Pseudo-code version:

# recursive function:
validate_battleships=
v=function(board,fleet_without_submarines)
if there's nothing left in the fleet,
and the board contains the right number of submarines:
return(TRUE)
else if any of these:
try all positions:
if we can place the first ship in the fleet:
return result of recursive call
after removing this ship from the board and the fleet
return(TRUE)
else return(FALSE)


And the actual, ungolfed R code:

validate_battleships=
v=function(b,f=c(3:1,2,1,1))        # f=fleet=ship sizes minus 1, without submarines
if(any(f),{                     # if there are any ships in the fleet:
any(                            # return TRUE if any of these are true:
sapply(list(b,t(b)),          # test the board and the transpose of the board (to try horizontal & vertical ship-placements)
function(m)any(             # check if any of these are true:
apply(h<-                 # test each nonzero position on the board (excluding the last rows that would make the ship go off the edge)
which(m[1:(dim(m)[1]-f[1]),]>0,T),1,
function(x)           # consider the first ship: f[1] (first item in fleet argument)
if(all(m[y<-t(x+rbind(0:f[1],0))]),
# if all the adjacent positions up to the ship size are nonzero (so we can place this ship),
{m[y]=0;          # set all these positions to zero
v(m,f[-1])}      # and return the result of a recursive call without this ship;
,F)                 # otherwise return FALSE
))))}
,sum(b)==4)                       # if there were no ships in the fleet, check that the nonzero positions on the board
# add-up to 4 (number of submarines): if they do, return TRUE.

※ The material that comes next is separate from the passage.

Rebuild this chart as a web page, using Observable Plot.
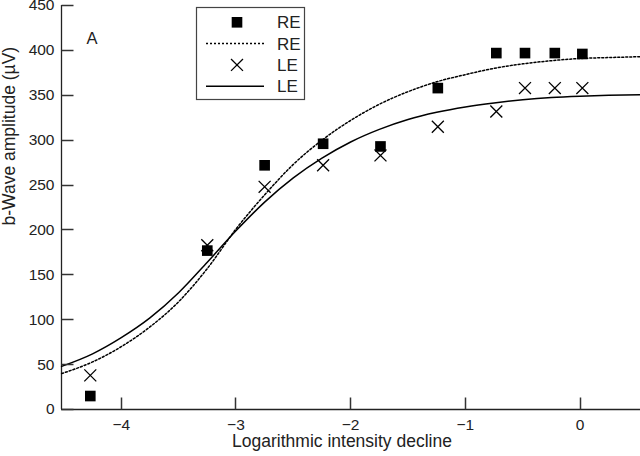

Here is my answer in Java, I am definitely not skilled enough to get it down to a minimal amount of bytes and I prefer not to say(shortest byte solution for this code is down at the bottom of this post, credit to @ceilingcat for getting my code down to 482 bytes:P) try it, it works!

thanks to ceilingcat with the 482bytes solution:

int k,R[][],a[]=new int[]{4,3,3,2,2,2},d,e,s,x,y;boolean H(int[][]b,int I){var q=I==6;if(!q)for(int L=a[I++],r=d=b.length,c,M,N,i;r-->0;)for(c=e;c-->0;)for(M=N=i=1;b[x=r][y=c]>0&i<L;i++)q|=(M+=r+(s=L)>d?0:b[r+i][c])==L&&H(R(b,1),I)||(N+=c+L>e?0:b[r][c+i])==L&&H(R(b,0),I);return q;}int[][]R(int[][]n,int o){for(R=new int[k=d][e];k-->0;)R[k]=n[k].clone();for(;s-->0;)R[x+s*o][y-s*~-o]=0;return R;}boolean v(int[][]f){e=f[k=0].length;for(var y:f)for(var x:y)k+=x;return k==20&H(f,0);}


so here is my solution. (I went with a recursive solution for finding the ships)

public class BF {
private static int[][] fields;
public BF(int[][] field) {
fields=field;
}
public boolean validate() {
int cnt=counter(fields);
if(cnt!=20)return false;
return checkBoard(fields, new int[]{4,3,3,2,2,2},0);
}

public static boolean checkBoard(int[][] board,int[] allBoats,int index){
if (index == allBoats.length) {
return true;
}
int boatLen = allBoats[index];
for (int row = 0; row < board.length; row++) {
for (int col = 0; col < board[0].length; col++) {
if(board[row][col]==1 && row+ boatLen <=board.length) {//vertically
int cnt=1;
for(int i=1;i<boatLen;i++) {//check vertically
if(board[row+i][col]==1) {cnt++;}
}
if(cnt>=boatLen) {
int[][] newBoard = deepcopy(board);
newBoard= remove(newBoard , row, col, boatLen, "ver");
if(checkBoard(newBoard,allBoats,index+1)) { return true;}
}
}
if(board[row][col]==1 && col+boatLen<=board[0].length) {//horizontally
int cnt=1;
for(int i=1;i<boatLen;i++) {//check horizontally
if(board[row][col+i]==1) {cnt++;}
}
if(cnt>=boatLen) {
int[][] newBoard = deepcopy(board);
newBoard= remove(newBoard , row, col, boatLen, "hor");
if(checkBoard(newBoard,allBoats,index+1)) { return true;}
}
}
}
}
return false;
}

public static int[][] remove(int[][] newBoard,int row,int col,int size,String orien){
int[][] removedBoard= deepcopy(newBoard);
if(orien=="ver") {
for(int i=0;i<size;i++) {
removedBoard[row+i][col]=0;
}
return removedBoard;
}
else if(orien=="hor") {
for(int i=0;i<size;i++) {
removedBoard[row][col+i]=0;
}
return removedBoard;
}
return removedBoard;
}
public static int[][] deepcopy(int[][] fields){
int[][] copy= new int[fields.length][fields[0].length];
for (int row = 0; row < fields.length; row++) {
for (int col = 0; col < fields[0].length; col++) {
copy[row][col]= fields[row][col];
}
}
return copy;
}
public static int counter(int[][] f) {// counts amount of tiles on the board with 1's
int cnt=0;
for (int col = 0; col < f[0].length; col++) {
for (int row = 0; row < f.length; row++) {
if (f[row][col] == 1) {
cnt++;
}
}
}
return cnt;
}
}


here is my Pseudo code on the Check board function

/*
*
* function gets length of boat(field, size, ships){{3,2,1};
* loop go through each position in field
* checks vertically {
*  finds option for where the boat can be
*  copies the board
*  removes the boat from the copy
*  call remove boat(function gets length of boat) for size-1, deepcopy
*  if true then return true
* }
* check horizontal{
*  finds option for where the boat can be
*  copies the board
*  removes the boat from the copy
*  call remove boat(function gets length of boat) for size-1, deepcopy
*  if true then return true
* }
* else find next size 4 option
* }
*/


let me know what u think:P

if you want to test it, here is some code for testing in my Java Solution:

import org.junit.Test;
import static org.junit.Assert.*;
public class SolutionTest {
@Test
public void testContact() {
int[][] field = {};
assertTrue("Must return true", new BF(field).validate());
}
}